U.S. stocks held steady on Tuesday as the market’s blistering rally in February took a pause.
The Dow Jones Industrials faded 10.72 points south of breakeven to finish the day at 31,375.04, ending after a six-day winning streak.
The S&P 500 sank 4.3 points to 3,911.29.
The NASDAQ Composite added to its all-time record, 20.06 points to 14,007.70. Facebook and Netflix rose more than 1% each, while Microsoft and Alphabet also traded in the green.
Investors could be taking some chips off the table following a strong rally boosted by optimism for a smooth reopening amid the COVID vaccine rollout. Cyclical sectors, which had outperformed in recent weeks, led the declines. Energy fell 2.4%, paring its month-to-date gains to 10%. Financials dipped 0.5% after rallying more than 7% this month.
However, Bank of America said a market correction could be on the horizon as the recent runup has shown signs of overheating, but it will be a buying opportunity for equity investors.

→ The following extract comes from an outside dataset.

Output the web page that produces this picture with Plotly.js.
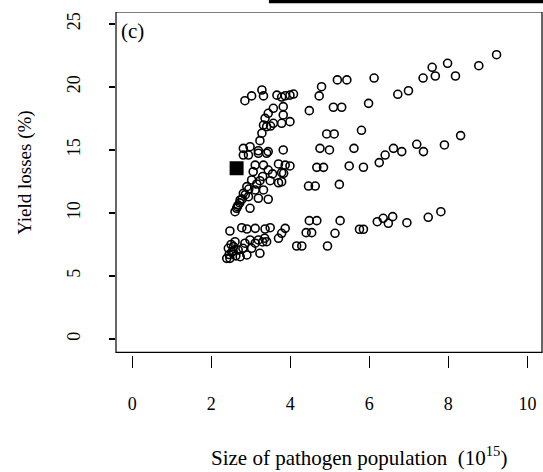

Lawmakers in Washington appear to be moving closer to another economic relief bill. House Democrats on Monday unveiled the details of a relief proposal that included $1,400 direct cheques with faster phase-outs than previous bills. Many believe additional stimulus could help drive the stock market higher
Prices for 10-Year Treasurys gained, lowering yields to 1.16% from Monday’s 1.18%. Treasury prices and yields move in opposite directions.
Oil prices regained 36 cents to $58.33 U.S. a barrel.
Gold prices gained $1.80 to $1,836.00 U.S. an ounce.